This week, the current occupant of the Oval Office announced that the U.S. was withdrawing from the Paris Climate Accords. His rationale was that the agreement harmed the U.S. more than it helped and was costing our nation too much in terms of money and jobs. America First seems to be the theme.
I was struck by the timing of this withdrawal, just one hundred years after the U.S. stepped onto the world stage when it entered the Great War. In 1917, according to journalist Walter Lippman, the U.S. entered what he termed “the American Century.” Up until 1917, the U.S. had shied away from “foreign entanglements” (the term used by President George Washington), reluctant to be sucked into foreign conflicts. Yet, despite a great deal of opposition, in the spring of 1917, President Woodrow Wilson asked Congress for a declaration of war against Germany, citing the interests of the nation. The U.S. depended heavily on foreign trade, and in an age before transatlantic air travel, foreign trade was conducted on the high seas; the Germans, desperate to limit the resources of France and Great Britain, released their U-boat (submarine) commanders to attack neutral shipping (particularly U.S. ships). Wilson, and most of Congress, saw this as a direct threat to national security, and entered the “war to end all wars”.
But Wilson had loftier goals than just protecting trade; a trained historian and political scientist, as well as a politician, he truly believed that the U.S. could provide the moral leadership the world so desperately seemed to need at that time. Yes, the U.S. participation in the war could “make the world safe for democracy”, but it also could serve as a beacon of hope and integrity in a time when those two qualities seemed lacking.

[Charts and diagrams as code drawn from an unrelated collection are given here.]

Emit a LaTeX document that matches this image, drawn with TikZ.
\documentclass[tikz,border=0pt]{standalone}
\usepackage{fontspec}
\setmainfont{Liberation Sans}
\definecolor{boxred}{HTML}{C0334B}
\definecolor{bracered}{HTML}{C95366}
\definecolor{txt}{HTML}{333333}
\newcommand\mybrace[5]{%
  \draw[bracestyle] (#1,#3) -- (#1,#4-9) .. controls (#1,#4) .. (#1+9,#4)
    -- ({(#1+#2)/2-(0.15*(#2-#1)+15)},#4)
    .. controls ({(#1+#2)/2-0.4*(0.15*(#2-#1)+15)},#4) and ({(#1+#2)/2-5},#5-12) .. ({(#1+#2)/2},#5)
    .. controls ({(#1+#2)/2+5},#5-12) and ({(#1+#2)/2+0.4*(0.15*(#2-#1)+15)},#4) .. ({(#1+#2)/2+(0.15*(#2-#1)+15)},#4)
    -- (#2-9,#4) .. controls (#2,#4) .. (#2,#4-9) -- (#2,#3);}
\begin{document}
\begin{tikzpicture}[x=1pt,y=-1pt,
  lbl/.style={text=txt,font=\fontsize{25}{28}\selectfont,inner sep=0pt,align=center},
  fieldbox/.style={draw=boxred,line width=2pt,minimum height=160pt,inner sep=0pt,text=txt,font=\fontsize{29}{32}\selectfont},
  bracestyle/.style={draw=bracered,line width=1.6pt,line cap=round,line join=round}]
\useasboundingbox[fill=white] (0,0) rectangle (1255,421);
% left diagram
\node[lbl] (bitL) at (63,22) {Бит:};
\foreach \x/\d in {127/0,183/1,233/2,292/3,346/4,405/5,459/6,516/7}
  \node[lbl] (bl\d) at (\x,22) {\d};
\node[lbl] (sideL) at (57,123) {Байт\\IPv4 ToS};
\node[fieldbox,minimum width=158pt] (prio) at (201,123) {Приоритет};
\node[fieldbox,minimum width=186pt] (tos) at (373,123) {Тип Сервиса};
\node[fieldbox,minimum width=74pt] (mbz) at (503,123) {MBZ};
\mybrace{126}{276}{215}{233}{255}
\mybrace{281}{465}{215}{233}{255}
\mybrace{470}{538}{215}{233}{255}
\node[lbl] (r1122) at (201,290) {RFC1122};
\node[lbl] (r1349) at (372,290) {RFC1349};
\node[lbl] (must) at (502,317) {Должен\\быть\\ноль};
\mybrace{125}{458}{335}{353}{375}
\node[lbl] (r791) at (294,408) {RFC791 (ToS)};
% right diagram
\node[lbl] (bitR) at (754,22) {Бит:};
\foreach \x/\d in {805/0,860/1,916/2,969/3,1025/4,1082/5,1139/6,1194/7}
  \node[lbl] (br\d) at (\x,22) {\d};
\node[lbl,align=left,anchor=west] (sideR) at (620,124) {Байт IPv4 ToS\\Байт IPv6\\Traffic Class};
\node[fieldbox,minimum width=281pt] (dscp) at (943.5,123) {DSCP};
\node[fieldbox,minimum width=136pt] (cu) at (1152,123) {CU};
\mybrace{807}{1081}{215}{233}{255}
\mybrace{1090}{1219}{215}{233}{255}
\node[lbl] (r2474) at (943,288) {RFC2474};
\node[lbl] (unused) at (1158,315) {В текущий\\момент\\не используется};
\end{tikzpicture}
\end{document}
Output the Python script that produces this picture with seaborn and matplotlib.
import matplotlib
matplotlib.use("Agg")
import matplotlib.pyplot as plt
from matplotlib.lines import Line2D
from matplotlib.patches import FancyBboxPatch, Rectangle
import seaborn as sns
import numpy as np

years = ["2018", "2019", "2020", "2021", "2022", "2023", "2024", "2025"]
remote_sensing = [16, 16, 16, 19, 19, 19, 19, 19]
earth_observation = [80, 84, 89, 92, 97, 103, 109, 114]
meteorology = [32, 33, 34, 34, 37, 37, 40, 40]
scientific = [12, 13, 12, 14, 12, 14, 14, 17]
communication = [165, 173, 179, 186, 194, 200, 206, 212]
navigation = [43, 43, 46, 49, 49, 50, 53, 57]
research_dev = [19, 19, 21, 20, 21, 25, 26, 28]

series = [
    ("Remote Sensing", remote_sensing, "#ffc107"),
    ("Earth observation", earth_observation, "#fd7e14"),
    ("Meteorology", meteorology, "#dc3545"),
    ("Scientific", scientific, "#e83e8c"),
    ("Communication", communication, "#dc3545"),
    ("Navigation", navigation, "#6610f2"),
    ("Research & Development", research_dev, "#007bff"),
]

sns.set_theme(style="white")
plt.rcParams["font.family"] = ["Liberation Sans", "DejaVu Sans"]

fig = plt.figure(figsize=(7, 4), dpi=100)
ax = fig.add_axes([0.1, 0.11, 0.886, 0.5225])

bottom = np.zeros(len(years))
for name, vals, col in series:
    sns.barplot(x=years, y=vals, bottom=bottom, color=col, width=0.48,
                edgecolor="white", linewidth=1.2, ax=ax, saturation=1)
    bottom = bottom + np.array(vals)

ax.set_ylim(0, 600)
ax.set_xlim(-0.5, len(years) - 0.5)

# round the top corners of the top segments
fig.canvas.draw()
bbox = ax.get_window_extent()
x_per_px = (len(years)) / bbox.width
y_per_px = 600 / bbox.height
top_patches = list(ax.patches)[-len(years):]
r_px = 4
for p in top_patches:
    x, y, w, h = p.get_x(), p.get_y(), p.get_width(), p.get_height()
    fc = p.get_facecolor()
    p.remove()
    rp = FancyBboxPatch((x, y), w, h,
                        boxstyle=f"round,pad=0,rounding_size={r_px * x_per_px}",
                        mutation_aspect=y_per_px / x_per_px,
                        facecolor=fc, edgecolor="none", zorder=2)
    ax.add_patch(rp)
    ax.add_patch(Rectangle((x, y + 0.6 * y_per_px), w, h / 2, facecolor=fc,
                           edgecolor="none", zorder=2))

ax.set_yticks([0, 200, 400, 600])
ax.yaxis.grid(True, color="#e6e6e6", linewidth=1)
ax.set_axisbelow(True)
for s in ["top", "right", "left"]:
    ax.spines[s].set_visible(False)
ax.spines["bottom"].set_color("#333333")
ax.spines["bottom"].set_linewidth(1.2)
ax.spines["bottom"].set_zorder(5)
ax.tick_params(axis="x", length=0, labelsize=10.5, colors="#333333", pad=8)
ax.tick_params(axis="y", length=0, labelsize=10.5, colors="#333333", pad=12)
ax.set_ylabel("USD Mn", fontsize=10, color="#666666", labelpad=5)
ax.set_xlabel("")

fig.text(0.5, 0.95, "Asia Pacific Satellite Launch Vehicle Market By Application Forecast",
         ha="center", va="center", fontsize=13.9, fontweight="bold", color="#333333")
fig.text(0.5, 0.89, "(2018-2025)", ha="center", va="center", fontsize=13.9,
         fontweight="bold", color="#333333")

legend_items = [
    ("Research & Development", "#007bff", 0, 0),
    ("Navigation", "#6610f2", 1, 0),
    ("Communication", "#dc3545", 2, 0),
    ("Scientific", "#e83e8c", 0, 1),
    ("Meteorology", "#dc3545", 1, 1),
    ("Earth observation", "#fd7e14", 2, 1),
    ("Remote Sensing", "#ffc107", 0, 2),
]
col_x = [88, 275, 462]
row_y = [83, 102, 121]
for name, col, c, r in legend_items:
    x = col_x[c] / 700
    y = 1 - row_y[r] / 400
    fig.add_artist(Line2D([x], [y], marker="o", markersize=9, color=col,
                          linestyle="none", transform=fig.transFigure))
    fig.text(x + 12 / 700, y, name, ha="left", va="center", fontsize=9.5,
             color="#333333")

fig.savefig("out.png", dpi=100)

Wilson also had a longer view – he wanted the U.S. to have a say in the post-war world. Thus, after the Armistice, he left the White House to sail to Paris for six months of intense negotiations with many (not all) of the combatants, and the resulting document, the Versailles Treaty, met two of Wilson’s most dearly held goals: to create a world forum to handle disputes (the League of Nations), and to establish the leadership of the U.S. in foreign affairs.

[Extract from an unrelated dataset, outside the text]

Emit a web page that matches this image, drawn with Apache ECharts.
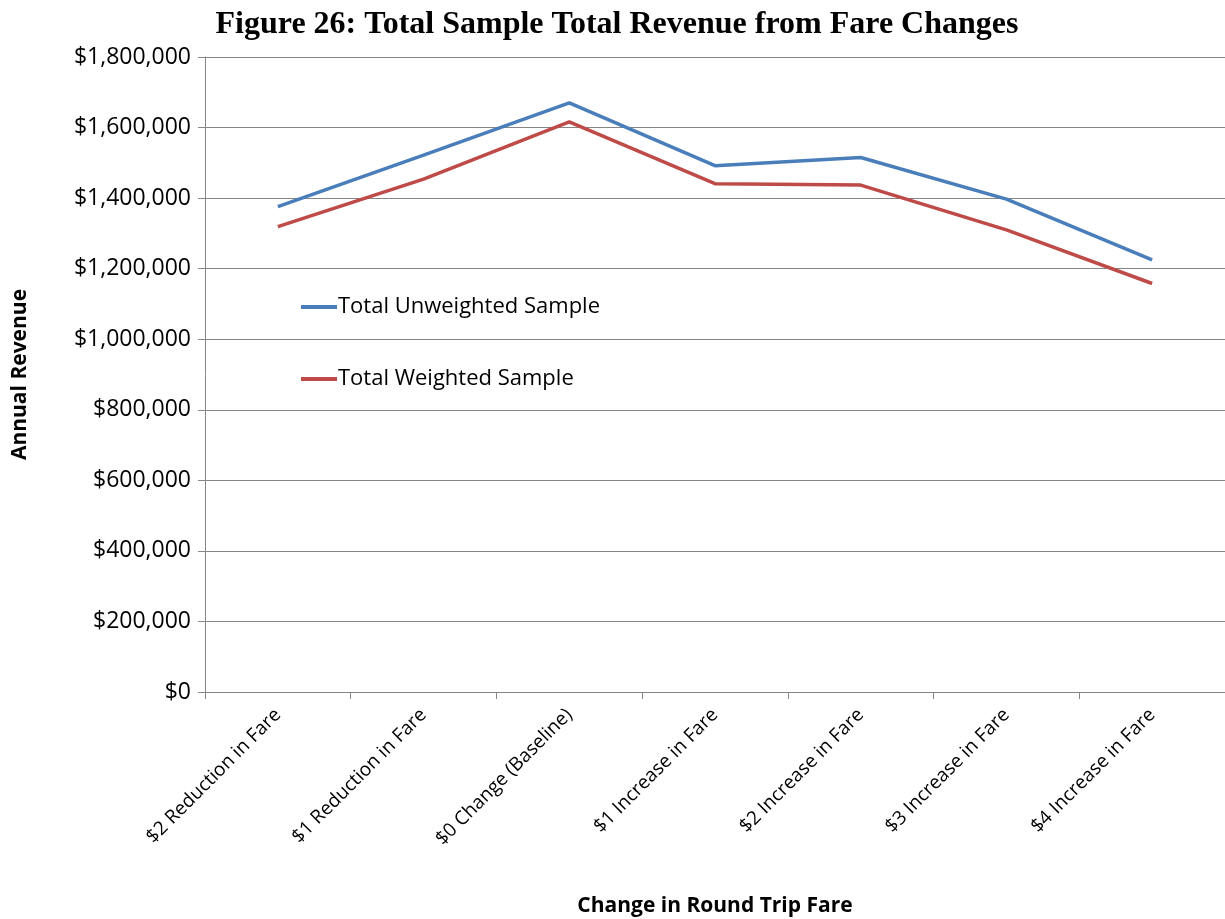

Of course, we know that the League failed, and a second world war began just twenty years after the Versailles Treaty was signed in Paris, but many historians argue that the failure of the League, and the rise of tyrants such as Mussolini and Hitler, could have been avoided, or minimized, if the U.S. had not tried to turn its back on the world in the 1920s and 1930s. The U.S. Senate failed to ratify the Versailles Treaty (a failure as much Wilson’s fault as the fault of isolationists in Congress), and thus the U.S. never joined the League of Nations. It merely acted as an observer as Mussolini seized control of Italy, as Japan gobbled up Manchuria, and as Hitler blatantly ignored the Versailles Treaty. The U.S. also failed to offer advice or caution to Britain and France when they scrambled about to respond to Hitler’s seizure of the Sudetenland in 1938. The U.S. came out of the Great War the most powerful – and arguably, the most respected – nation in the world. Our economy boomed during and after the war, bringing up living standards in the U.S. and in other nations; the importance of our economic stability was so important that when the U.S. stock market crashed in 1929, the effects of that debacle were felt throughout the world. But U.S. leaders, for various reasons, were reluctant to fulfill the obligations of leadership.
Compare this to American policies after World War II: when famine and unrest threatened the economic, social, and political stability of Europe in the 1940s, the U.S. instituted the Marshall Plan (which while costing over $13 billion, created thousands of jobs in the U.S. and created economic growth lasting twenty-five years). When the Soviets tried to take over all of Berlin, the U.S. began a massive airlift to the western sectors of Berlin, and then created NATO as a tool to fight Communist expansion; we recognized that the safety and security of the U.S. depended on the safety and security of other nations.
Skipping ahead to the 1970s and 1980s, American Presidents negotiated arms limitation deals with the Soviet Union that ultimately bankrupted the Soviets. All of these policies took time, attention to detail, and a willingness to recognize the interdependence of nations.
Being a leader means more than just shoving aside less powerful nations; it means learning to cooperate and recognize the validity of others’ viewpoints while also staying focused on your own interests; leadership on the world stage demands an understanding of history and politics. Sadly, the U.S. leadership in 2017 doesn’t see value in those things, nor in getting along with others (apparently they never went to kindergarten), and is like a spoiled child who demands friendship but doesn’t want to share toys. Is it the end of the American Century? I fear that the U.S. abandonment of a leadership role in climate change creates a vacancy that other nations, such as China, India or even Russia, will rush in to fill. The U.S. won’t have a voice in an issue that affects the quality of life of all humans, and instead will leave the decision-making to other nations that we already fear.